** Stated goal **
Set down, exactly as written, the lines from the top of the data to the line that holds "y_start, y_end = 2.5, 5.5", and omit the pictures.

[begin Dataset extract]

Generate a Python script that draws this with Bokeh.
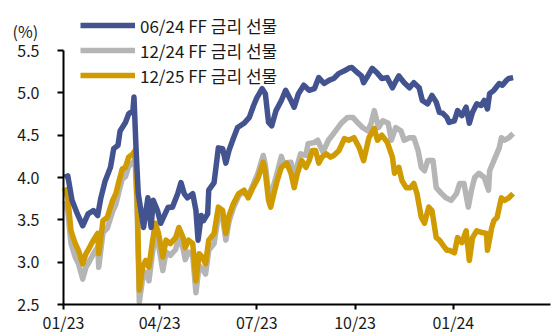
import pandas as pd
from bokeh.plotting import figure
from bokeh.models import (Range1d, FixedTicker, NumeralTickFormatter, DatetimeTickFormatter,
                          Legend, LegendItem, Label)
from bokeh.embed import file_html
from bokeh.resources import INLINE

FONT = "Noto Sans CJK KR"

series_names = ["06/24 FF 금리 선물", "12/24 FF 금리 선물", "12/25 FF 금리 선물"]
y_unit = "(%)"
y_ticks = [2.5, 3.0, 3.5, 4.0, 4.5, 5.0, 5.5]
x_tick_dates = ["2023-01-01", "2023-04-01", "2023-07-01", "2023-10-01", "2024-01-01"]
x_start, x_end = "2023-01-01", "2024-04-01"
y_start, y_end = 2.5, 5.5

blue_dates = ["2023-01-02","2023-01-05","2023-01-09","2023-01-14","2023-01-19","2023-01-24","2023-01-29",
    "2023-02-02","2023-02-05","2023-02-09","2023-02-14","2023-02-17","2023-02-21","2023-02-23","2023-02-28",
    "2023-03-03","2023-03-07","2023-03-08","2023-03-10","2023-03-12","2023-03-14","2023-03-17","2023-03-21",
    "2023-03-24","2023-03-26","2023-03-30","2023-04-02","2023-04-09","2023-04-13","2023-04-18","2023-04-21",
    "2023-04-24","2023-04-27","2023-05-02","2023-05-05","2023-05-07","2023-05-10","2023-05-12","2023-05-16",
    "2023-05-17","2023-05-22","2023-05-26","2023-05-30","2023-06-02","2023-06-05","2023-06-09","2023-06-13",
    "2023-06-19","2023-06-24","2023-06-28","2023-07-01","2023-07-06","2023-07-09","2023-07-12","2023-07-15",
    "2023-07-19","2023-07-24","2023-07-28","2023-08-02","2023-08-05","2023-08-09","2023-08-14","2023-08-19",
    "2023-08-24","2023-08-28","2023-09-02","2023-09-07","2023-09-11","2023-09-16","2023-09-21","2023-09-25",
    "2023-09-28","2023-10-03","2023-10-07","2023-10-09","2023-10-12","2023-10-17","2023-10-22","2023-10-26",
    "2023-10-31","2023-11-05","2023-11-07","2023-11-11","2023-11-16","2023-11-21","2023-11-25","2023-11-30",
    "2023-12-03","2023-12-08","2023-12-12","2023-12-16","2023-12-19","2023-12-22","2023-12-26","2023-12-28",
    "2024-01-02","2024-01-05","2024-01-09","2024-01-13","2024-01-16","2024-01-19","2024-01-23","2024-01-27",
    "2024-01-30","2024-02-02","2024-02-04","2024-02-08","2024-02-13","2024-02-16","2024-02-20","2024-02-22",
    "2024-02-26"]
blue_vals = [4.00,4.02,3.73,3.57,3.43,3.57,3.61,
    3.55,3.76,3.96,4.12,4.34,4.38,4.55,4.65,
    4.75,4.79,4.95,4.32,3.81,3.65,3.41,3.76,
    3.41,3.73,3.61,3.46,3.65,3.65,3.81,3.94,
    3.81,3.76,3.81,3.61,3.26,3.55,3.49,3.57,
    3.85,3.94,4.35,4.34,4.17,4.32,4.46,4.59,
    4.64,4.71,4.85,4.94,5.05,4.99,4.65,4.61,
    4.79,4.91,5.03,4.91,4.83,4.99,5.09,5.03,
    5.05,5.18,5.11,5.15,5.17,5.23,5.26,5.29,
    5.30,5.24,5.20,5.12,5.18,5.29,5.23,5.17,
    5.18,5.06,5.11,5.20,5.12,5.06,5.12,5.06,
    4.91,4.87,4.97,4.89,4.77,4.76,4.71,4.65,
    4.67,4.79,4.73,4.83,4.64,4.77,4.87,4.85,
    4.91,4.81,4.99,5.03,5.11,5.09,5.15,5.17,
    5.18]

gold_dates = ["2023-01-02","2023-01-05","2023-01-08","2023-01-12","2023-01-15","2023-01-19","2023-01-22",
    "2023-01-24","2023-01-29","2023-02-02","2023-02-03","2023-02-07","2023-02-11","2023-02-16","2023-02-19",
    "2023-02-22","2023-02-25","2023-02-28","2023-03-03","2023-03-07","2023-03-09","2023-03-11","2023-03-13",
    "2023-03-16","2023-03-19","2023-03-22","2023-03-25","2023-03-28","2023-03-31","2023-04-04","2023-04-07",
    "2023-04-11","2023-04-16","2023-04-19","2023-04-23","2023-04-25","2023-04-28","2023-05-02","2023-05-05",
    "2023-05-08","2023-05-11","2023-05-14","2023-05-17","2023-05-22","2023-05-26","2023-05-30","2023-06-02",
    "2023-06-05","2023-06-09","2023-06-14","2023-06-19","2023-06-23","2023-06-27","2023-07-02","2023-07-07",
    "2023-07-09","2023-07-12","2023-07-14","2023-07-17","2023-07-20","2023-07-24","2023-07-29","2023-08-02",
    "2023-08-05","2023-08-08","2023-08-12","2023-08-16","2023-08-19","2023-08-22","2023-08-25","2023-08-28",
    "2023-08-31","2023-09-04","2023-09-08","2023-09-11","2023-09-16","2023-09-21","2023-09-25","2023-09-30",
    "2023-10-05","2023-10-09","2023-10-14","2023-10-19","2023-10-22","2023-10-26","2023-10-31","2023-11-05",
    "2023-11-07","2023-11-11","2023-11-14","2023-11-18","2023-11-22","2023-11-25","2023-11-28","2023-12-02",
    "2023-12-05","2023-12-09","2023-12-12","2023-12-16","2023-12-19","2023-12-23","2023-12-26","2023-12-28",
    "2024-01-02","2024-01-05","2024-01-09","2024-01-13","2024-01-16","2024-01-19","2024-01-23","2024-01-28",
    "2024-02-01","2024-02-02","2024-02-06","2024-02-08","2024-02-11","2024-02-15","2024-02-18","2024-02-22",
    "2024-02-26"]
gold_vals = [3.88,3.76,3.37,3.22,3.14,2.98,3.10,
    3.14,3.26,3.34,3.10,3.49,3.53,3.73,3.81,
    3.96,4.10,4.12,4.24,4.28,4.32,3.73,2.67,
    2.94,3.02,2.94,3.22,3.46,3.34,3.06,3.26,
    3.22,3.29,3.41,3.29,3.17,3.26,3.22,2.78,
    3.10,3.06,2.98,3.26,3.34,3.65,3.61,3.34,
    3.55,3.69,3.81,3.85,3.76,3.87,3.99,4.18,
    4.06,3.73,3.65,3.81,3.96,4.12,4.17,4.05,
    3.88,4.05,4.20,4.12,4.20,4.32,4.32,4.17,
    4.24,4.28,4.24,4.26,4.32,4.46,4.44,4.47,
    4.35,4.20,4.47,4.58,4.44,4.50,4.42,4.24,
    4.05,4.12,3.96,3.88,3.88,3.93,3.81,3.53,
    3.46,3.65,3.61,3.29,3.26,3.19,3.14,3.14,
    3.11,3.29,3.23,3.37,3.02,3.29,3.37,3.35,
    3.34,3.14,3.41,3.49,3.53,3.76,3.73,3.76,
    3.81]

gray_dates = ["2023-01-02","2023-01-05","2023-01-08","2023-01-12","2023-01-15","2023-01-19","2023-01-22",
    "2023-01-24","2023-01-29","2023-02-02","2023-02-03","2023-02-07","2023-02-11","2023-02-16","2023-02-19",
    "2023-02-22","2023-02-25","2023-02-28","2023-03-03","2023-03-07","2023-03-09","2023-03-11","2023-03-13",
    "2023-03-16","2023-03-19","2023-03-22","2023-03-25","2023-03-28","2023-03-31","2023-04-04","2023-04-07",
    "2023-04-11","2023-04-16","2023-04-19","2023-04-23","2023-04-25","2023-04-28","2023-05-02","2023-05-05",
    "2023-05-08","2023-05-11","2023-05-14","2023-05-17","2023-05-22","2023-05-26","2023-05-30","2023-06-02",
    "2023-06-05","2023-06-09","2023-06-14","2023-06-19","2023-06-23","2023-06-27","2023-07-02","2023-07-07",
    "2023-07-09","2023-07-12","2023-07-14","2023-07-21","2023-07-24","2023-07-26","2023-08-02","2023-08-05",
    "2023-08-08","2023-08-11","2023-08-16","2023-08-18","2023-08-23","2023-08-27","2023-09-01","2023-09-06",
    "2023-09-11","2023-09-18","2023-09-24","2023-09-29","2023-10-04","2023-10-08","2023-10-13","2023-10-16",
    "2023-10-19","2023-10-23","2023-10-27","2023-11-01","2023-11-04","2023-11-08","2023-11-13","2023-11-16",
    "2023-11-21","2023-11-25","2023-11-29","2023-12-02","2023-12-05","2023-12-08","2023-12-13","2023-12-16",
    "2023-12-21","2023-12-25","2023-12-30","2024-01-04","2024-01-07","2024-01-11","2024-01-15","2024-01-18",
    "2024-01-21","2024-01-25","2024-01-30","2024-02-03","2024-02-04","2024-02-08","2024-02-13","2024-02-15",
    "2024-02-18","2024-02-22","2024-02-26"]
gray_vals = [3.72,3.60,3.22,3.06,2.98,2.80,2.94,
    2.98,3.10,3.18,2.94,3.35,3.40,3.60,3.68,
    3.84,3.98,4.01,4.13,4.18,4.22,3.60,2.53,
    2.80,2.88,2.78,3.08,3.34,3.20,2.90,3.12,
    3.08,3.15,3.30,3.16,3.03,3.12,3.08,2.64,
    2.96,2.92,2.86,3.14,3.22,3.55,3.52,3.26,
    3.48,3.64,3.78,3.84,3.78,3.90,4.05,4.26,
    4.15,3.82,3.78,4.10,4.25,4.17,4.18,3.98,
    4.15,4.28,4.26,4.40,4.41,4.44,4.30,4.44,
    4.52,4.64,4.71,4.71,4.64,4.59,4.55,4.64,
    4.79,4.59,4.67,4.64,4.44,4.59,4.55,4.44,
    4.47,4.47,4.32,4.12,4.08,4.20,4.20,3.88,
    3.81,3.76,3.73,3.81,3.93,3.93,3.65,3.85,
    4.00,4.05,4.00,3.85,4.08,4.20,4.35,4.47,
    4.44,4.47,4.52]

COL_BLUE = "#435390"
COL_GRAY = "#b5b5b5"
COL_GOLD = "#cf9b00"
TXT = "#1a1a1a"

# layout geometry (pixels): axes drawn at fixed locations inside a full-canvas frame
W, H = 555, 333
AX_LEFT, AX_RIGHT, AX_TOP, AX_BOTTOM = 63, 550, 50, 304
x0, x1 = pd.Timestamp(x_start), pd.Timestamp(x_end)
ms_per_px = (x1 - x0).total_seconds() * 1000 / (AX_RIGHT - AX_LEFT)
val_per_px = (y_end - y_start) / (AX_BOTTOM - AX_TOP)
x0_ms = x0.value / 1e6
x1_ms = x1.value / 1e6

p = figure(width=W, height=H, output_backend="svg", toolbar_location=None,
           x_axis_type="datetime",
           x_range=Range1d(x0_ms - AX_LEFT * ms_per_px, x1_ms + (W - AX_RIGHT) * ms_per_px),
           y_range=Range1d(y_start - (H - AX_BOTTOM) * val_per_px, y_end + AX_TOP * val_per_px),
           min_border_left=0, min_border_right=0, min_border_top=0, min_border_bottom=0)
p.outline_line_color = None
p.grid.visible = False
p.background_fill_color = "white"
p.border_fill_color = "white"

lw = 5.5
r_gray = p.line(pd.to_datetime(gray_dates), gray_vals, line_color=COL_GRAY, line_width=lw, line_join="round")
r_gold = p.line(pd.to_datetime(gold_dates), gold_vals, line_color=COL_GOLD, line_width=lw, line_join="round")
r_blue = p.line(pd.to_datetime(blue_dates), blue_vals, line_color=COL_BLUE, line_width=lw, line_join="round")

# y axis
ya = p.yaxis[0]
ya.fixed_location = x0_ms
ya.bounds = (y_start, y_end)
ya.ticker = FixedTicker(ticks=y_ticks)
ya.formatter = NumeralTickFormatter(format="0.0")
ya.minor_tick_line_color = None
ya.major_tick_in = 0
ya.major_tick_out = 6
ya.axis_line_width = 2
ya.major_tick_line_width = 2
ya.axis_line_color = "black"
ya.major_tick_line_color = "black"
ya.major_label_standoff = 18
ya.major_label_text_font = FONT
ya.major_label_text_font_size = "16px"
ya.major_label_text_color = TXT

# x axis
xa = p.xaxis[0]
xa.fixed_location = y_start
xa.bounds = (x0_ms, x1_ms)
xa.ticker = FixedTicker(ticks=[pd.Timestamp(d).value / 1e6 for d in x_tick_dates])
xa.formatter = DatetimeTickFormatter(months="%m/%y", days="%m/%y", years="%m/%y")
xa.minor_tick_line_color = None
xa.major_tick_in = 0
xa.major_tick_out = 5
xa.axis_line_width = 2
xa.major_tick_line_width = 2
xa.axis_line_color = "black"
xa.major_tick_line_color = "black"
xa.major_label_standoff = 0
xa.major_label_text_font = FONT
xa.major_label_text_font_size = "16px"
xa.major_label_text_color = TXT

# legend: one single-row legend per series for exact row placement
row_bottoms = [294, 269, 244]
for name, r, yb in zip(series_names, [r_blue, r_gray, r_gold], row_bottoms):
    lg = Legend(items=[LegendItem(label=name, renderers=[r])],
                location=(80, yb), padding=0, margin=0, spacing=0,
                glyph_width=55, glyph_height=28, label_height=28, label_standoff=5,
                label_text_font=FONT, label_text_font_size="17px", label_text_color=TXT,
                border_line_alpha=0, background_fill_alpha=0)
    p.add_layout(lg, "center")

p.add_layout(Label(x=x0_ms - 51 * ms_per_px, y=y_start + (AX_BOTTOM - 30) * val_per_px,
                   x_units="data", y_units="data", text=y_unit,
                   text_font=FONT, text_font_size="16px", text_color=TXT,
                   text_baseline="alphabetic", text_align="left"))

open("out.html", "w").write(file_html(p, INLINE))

[end Dataset extract]

** Worked answer **
Generate a Python script that draws this with Bokeh.
import pandas as pd
from bokeh.plotting import figure
from bokeh.models import (Range1d, FixedTicker, NumeralTickFormatter, DatetimeTickFormatter,
                          Legend, LegendItem, Label)
from bokeh.embed import file_html
from bokeh.resources import INLINE

FONT = "Noto Sans CJK KR"

series_names = ["06/24 FF 금리 선물", "12/24 FF 금리 선물", "12/25 FF 금리 선물"]
y_unit = "(%)"
y_ticks = [2.5, 3.0, 3.5, 4.0, 4.5, 5.0, 5.5]
x_tick_dates = ["2023-01-01", "2023-04-01", "2023-07-01", "2023-10-01", "2024-01-01"]
x_start, x_end = "2023-01-01", "2024-04-01"
y_start, y_end = 2.5, 5.5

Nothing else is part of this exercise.